Phillips-Van
Heusen Corporation
Phillips-Van Heusen
Corporation is an apparel company, and the world's largest shirt
company. It owns brands such as Calvin Klein, Van Heusen, Izod,
Arrow, Bass and licenses brands such as Geoffrey Beene, BCBG Max
Azria, Chaps, Sean John, Kenneth Cole New York, JOE Joseph Abboud
and MICHAEL Michael Kors.
The history of Phillips-Van
Heusen can be traced back to 1876, when G. H. Bass began his shoe
manufacturing company in Maine. Separately, John M. Van Heusen
and Isaac Phillips met and formed the Phillips-Van Heusen Corporation,
and Vin Draddy acquired the rights to the Izod name in the early
1900s.
In 1881, Moses Phillips
and his wife Endel began sewing shirts by hand and selling them
from pushcarts to local Pottsville, Pennsylvania anthracite coal
miners.
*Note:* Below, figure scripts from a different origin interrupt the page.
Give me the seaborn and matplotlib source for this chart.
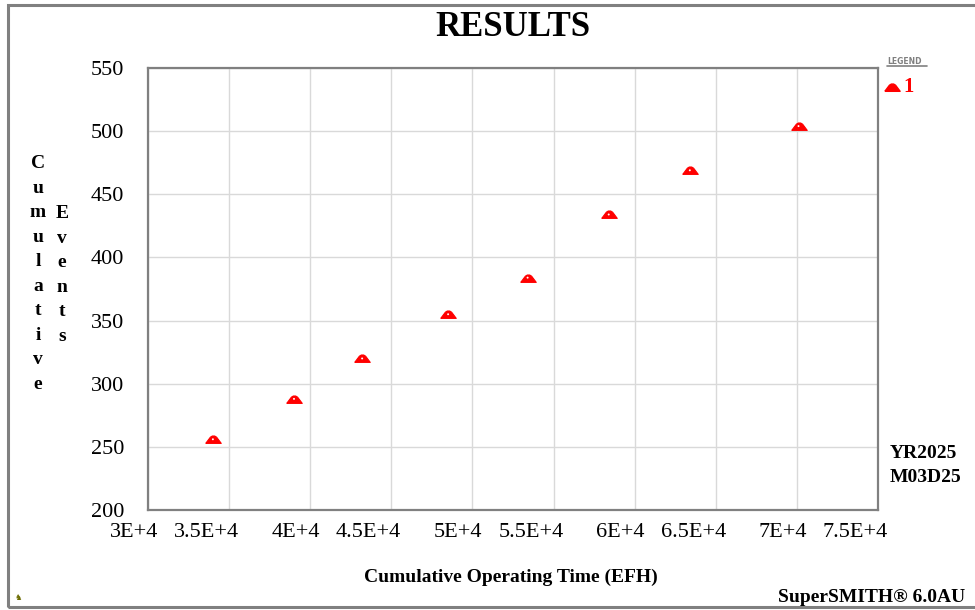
import matplotlib
matplotlib.use("Agg")
import matplotlib.pyplot as plt
import matplotlib.transforms as mtransforms
from matplotlib.lines import Line2D
from matplotlib.patches import Rectangle
from matplotlib.path import Path
import pandas as pd
import seaborn as sns

# values
operating_time = [34000, 39000, 43200, 48500, 53400, 58400, 63400, 70100]
cumulative_events = [256, 288, 320, 355, 384, 434, 469, 504]
series_name = "1"

x_ticks = [30000, 35000, 40000, 45000, 50000, 55000, 60000, 65000, 70000, 75000]
x_tick_labels = ["3E+4", "3.5E+4", "4E+4", "4.5E+4", "5E+4",
                 "5.5E+4", "6E+4", "6.5E+4", "7E+4", "7.5E+4"]
y_ticks = [200, 250, 300, 350, 400, 450, 500, 550]

df = pd.DataFrame({"time": operating_time, "events": cumulative_events})

sns.set_theme(style="white")
plt.rcParams["font.family"] = ["Liberation Serif", "DejaVu Serif"]
plt.rcParams["text.color"] = "black"
plt.rcParams["xtick.labelcolor"] = "black"
plt.rcParams["ytick.labelcolor"] = "black"

W, H = 975, 610
fig = plt.figure(figsize=(W / 100, H / 100), dpi=100)
ax = fig.add_axes([148 / W, 1 - 510 / H, (878 - 148) / W, (510 - 68) / H])

# flattened red "triangle" marker used by the original software
tri = Path([(-1, -0.5), (1, -0.5), (0.4, 0.3), (0.15, 0.45), (-0.15, 0.45),
            (-0.4, 0.3), (-1, -0.5)])

sns.scatterplot(data=df, x="time", y="events", marker=tri, s=125, color="#ff0000",
                edgecolor="#ff0000", linewidth=0.8, ax=ax, legend=False, zorder=3)
sns.scatterplot(data=df, x="time", y="events", marker="o", s=2, color="white",
                edgecolor="none", ax=ax, legend=False, zorder=4)

ax.set_xlim(x_ticks[0], x_ticks[-1])
ax.set_ylim(y_ticks[0], y_ticks[-1])
ax.set_xticks(x_ticks)
ax.set_xticklabels([])
ax.set_yticks(y_ticks)
ax.set_yticklabels([str(v) for v in y_ticks], fontsize=16, color="black")

# x tick labels sit right-aligned just past their grid line, as in the original
shift = mtransforms.ScaledTranslation(10 / 100, -13 / 100, fig.dpi_scale_trans)
xlab_tr = ax.get_xaxis_transform() + shift
for xv, lab in zip(x_ticks, x_tick_labels):
    ax.text(xv, 0, lab, transform=xlab_tr, ha="right", va="top", fontsize=16,
            color="black", clip_on=False)

ax.grid(True, color="#d9d9d9", linewidth=1)
ax.tick_params(axis="both", direction="out", length=7, width=1, color="#d9d9d9")
ax.tick_params(axis="y", pad=10)
for sp in ax.spines.values():
    sp.set_color("#808080")
    sp.set_linewidth(1.6)
ax.set_xlabel("")
ax.set_ylabel("")

# titles and labels
fig.text(513 / W, 1 - 27 / H, "RESULTS", ha="center", va="center",
         fontsize=25, fontweight="bold")
fig.text(511 / W, 1 - 577 / H, "Cumulative Operating Time (EFH)", ha="center",
         va="center", fontsize=14, fontweight="bold")
fig.text(38 / W, 1 - 155 / H, "\n".join("Cumulative"), ha="center", va="top",
         fontsize=14, fontweight="bold", linespacing=1.58, multialignment="center")
fig.text(62 / W, 1 - 205 / H, "\n".join("Events"), ha="center", va="top",
         fontsize=14, fontweight="bold", linespacing=1.58, multialignment="center")

# legend block on the right
fig.text(887 / W, 1 - 61 / H, "LEGEND", ha="left", va="center", fontsize=5.5,
         fontweight="bold", color="#808080", family=["DejaVu Sans"])
fig.add_artist(Line2D([887 / W, 927 / W], [1 - 66 / H, 1 - 66 / H],
                      color="#808080", linewidth=1.2, transform=fig.transFigure))
fig.add_artist(Line2D([892 / W], [1 - 87 / H], marker=tri, markersize=11,
                      color="#ff0000", linestyle="none", transform=fig.transFigure))
fig.text(903 / W, 1 - 87 / H, series_name, ha="left", va="center", fontsize=15,
         fontweight="bold", color="#ff0000")

fig.text(890 / W, 1 - 454 / H, "YR2025", ha="left", va="center", fontsize=14,
         fontweight="bold")
fig.text(890 / W, 1 - 477 / H, "M03D25", ha="left", va="center", fontsize=14,
         fontweight="bold")
fig.text(965 / W, 1 - 597 / H, "SuperSMITH® 6.0AU", ha="right", va="center",
         fontsize=14, fontweight="bold")
fig.text(18 / W, 1 - 597 / H, "♞", ha="center", va="center", fontsize=6,
         color="#6b6b00", family=["DejaVu Sans"])

# grey frame around the whole page
fig.add_artist(Rectangle((8 / W, 1 - 607 / H), (990 - 8) / W, (607 - 5) / H,
                         fill=False, edgecolor="#808080", linewidth=2.2,
                         transform=fig.transFigure))

fig.savefig("out.png", dpi=100, facecolor="white")
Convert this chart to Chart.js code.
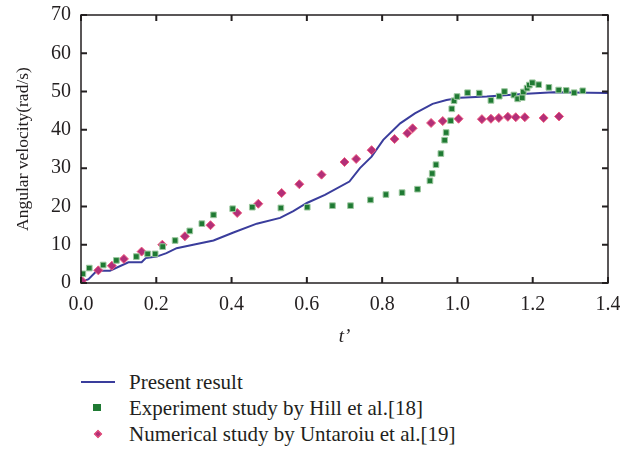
<!DOCTYPE html>
<html>
<head>
<meta charset="utf-8">
<script src="https://cdn.jsdelivr.net/npm/chart.js@4.4.1/dist/chart.umd.min.js"></script>
<style>
  body { margin: 0; background: #fff; }
  #wrap { position: relative; width: 620px; height: 451px; }
  #box { position: absolute; left: 0; top: 0; width: 620px; height: 360px; }
  #legend { position: absolute; left: 82px; top: 369px; font-family: "Liberation Serif", serif; font-size: 21px; color: #231f20; }
  .row { position: relative; height: 26px; line-height: 26px; padding-left: 47px; white-space: nowrap; }
  .mark { position: absolute; }
</style>
</head>
<body>
<div id="wrap">
  <div id="box"><canvas id="chart"></canvas></div>
  <div id="legend"></div>
</div>
<script>
const textColor = '#231f20';
const lineColor = '#3a3d9c';
const greenColor = '#1f7a33';
const redColor = '#b22f78';

// present result (solid line)
const presentT = [0, 0.02, 0.042, 0.077, 0.126, 0.161, 0.172, 0.201, 0.227, 0.254, 0.298, 0.352, 0.405, 0.467, 0.529, 0.564, 0.600, 0.648, 0.713, 0.741, 0.772, 0.803, 0.848, 0.887, 0.934, 0.971, 1.007, 1.078, 1.184, 1.255, 1.40];
const presentW = [0.2, 1.0, 3.2, 3.2, 5.4, 5.4, 6.5, 6.9, 7.8, 9.1, 10.0, 11.1, 13.2, 15.5, 17.0, 18.8, 20.9, 23.0, 26.5, 30.0, 33.0, 37.4, 41.7, 44.3, 46.8, 47.8, 48.4, 48.7, 49.4, 49.8, 49.6];

// Hill et al. experiment
const hillT = [0.005, 0.022, 0.059, 0.094, 0.147, 0.177, 0.197, 0.217, 0.250, 0.289, 0.321, 0.352, 0.403, 0.455, 0.531, 0.601, 0.668, 0.716, 0.769, 0.810, 0.853, 0.894, 0.927, 0.933, 0.943, 0.956, 0.966, 0.970, 0.982, 0.985, 0.991, 0.999, 1.027, 1.058, 1.089, 1.111, 1.125, 1.150, 1.160, 1.172, 1.175, 1.185, 1.191, 1.199, 1.216, 1.243, 1.269, 1.289, 1.310, 1.333];
const hillW = [2.4, 3.9, 4.7, 5.9, 6.9, 7.6, 7.6, 9.5, 11.1, 13.6, 15.5, 17.8, 19.4, 19.8, 19.6, 19.8, 20.2, 20.2, 21.7, 23.1, 23.6, 24.5, 26.7, 28.6, 30.9, 33.8, 37.3, 39.3, 42.4, 45.5, 47.6, 48.7, 49.7, 49.6, 47.7, 48.8, 50.0, 49.1, 48.1, 48.4, 49.9, 50.9, 51.7, 52.3, 51.8, 51.1, 50.4, 50.3, 49.7, 50.2];

// Untaroiu et al. numerical
const untT = [0.002, 0.046, 0.082, 0.114, 0.161, 0.216, 0.276, 0.344, 0.415, 0.471, 0.533, 0.580, 0.639, 0.700, 0.731, 0.772, 0.833, 0.867, 0.881, 0.930, 0.961, 1.003, 1.065, 1.089, 1.110, 1.134, 1.155, 1.179, 1.229, 1.270];
const untW = [0.6, 3.3, 4.5, 6.3, 8.2, 10.0, 12.2, 15.1, 18.3, 20.7, 23.5, 25.8, 28.3, 31.6, 32.4, 34.7, 37.6, 39.1, 40.4, 41.8, 42.3, 42.9, 42.8, 42.9, 43.1, 43.4, 43.3, 43.3, 43.1, 43.5];

const xTicks = [0, 0.2, 0.4, 0.6, 0.8, 1.0, 1.2, 1.4];
const yTicks = [0, 10, 20, 30, 40, 50, 60, 70];

const labels = ['Present result', 'Experiment study by Hill et al.[18]', 'Numerical study by Untaroiu et al.[19]'];

const toPoints = (xs, ys) => xs.map((x, i) => ({ x: x, y: ys[i] }));

const serif = '"Liberation Serif", serif';

// box and inward ticks on all four sides
const frame = {
    id: 'frame',
    afterDraw(chart) {
        const { ctx, chartArea: a, scales } = chart;
        ctx.save();
        ctx.strokeStyle = '#231f20';
        ctx.lineWidth = 1.5;
        ctx.strokeRect(a.left, a.top, a.right - a.left, a.bottom - a.top);
        ctx.lineWidth = 2;
        ctx.beginPath();
        xTicks.forEach(v => {
            const px = scales.x.getPixelForValue(v);
            ctx.moveTo(px, a.bottom); ctx.lineTo(px, a.bottom - 6);
            ctx.moveTo(px, a.top); ctx.lineTo(px, a.top + 6);
        });
        yTicks.forEach(v => {
            const py = scales.y.getPixelForValue(v);
            ctx.moveTo(a.left, py); ctx.lineTo(a.left + 6, py);
            ctx.moveTo(a.right, py); ctx.lineTo(a.right - 6, py);
        });
        ctx.stroke();
        ctx.restore();
    }
};

const ctx = document.querySelector('#chart').getContext('2d');
new Chart(ctx, {
    type: 'scatter',
    data: {
        datasets: [{
            label: labels[0],
            data: toPoints(presentT, presentW),
            showLine: true,
            borderColor: lineColor,
            borderWidth: 2,
            pointRadius: 0,
            tension: 0,
            order: 3
        }, {
            label: labels[1],
            data: toPoints(hillT, hillW),
            pointStyle: 'rect',
            pointRadius: 4,
            backgroundColor: greenColor,
            borderColor: '#9cc79f',
            borderWidth: 1,
            order: 1
        }, {
            label: labels[2],
            data: toPoints(untT, untW),
            pointStyle: 'rectRot',
            pointRadius: 4.5,
            backgroundColor: redColor,
            borderColor: '#ee5a7e',
            borderWidth: 1,
            order: 2
        }]
    },
    options: {
        responsive: true,
        maintainAspectRatio: false,
        animation: false,
        layout: { padding: { left: 0, right: 12, top: 15, bottom: 0 } },
        scales: {
            x: {
                type: 'linear',
                min: 0,
                max: 1.4,
                afterBuildTicks: s => { s.ticks = xTicks.map(v => ({ value: v })); },
                afterFit: s => { s.height = 77; s.paddingLeft = 0; s.paddingRight = 0; },
                ticks: {
                    color: textColor,
                    font: { family: serif, size: 20 },
                    padding: 10,
                    maxRotation: 0,
                    callback: v => v.toFixed(1)
                },
                grid: { display: false, drawTicks: false },
                border: { display: false },
                title: {
                    display: true,
                    text: 't\u2019',
                    color: textColor,
                    font: { family: serif, size: 19, style: 'italic' },
                    padding: { top: 0, bottom: 12 }
                }
            },
            y: {
                min: 0,
                max: 70,
                afterBuildTicks: s => { s.ticks = yTicks.map(v => ({ value: v })); },
                afterFit: s => { s.width = 81; s.paddingTop = 0; s.paddingBottom = 0; },
                ticks: {
                    color: textColor,
                    font: { family: serif, size: 20 },
                    padding: 10
                },
                grid: { display: false, drawTicks: false },
                border: { display: false },
                title: {
                    display: true,
                    text: 'Angular velocity(rad/s)',
                    color: textColor,
                    font: { family: serif, size: 17.5 },
                    padding: { top: 13, bottom: 0 }
                }
            }
        },
        plugins: {
            legend: { display: false },
            tooltip: { enabled: false }
        }
    },
    plugins: [frame]
});

// legend below the chart
const legend = document.querySelector('#legend');
const marks = [
    '<span class="mark" style="left:-1px;top:12px;width:34px;height:2px;background:' + lineColor + '"></span>',
    '<span class="mark" style="left:11px;top:9px;width:8px;height:7px;background:' + greenColor + '"></span>',
    '<span class="mark" style="left:13px;top:10px;width:4px;height:4px;transform:rotate(45deg);background:' + redColor + ';border:1px solid #ee5a7e"></span>'
];
labels.forEach((text, i) => {
    const row = document.createElement('div');
    row.className = 'row';
    row.innerHTML = marks[i] + text;
    legend.appendChild(row);
});
</script>
</body>
</html>
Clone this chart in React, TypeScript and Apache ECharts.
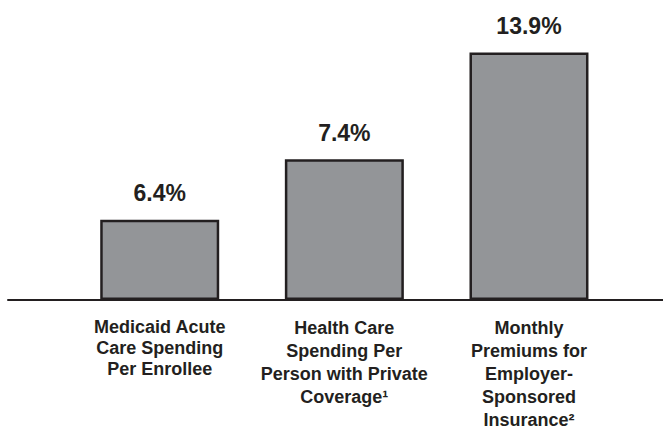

This grows into a shirt business in New York City that
places one of the first ever shirt ads in the Saturday Evening
Post.
The Phillips-Van Heusen
Corporation received a patent for a self-folding collar in 1919,
which was released to the public in 1921 and was successful. The
first collar attached shirt was introduced in 1929.
The Bass Weejun was
introduced in 1936. Geoffrey Beene shirts were launched in 1982.
In 1987, Phillips-Van
Heusen acquired G.H. Bass. In 1995, the corporation acquired the
Izod brand, followed by the Arrow brand in 2000, and the Calvin
Klein company in 2002.
After acquiring Superba,
Inc. in January 2007, PVH now owns necktie licenses for brands
such as Arrow, DKNY, Tommy Hilfiger, Nautica, Perry Ellis, Ted
Baker, Michael Kors, JOE Joseph Abboud, Original Penguin and Jones
New York.
The corporation
will begin making men's apparel under the Timberland name in 2008,
with women's apparel to follow in 2009, under a licensing agreement.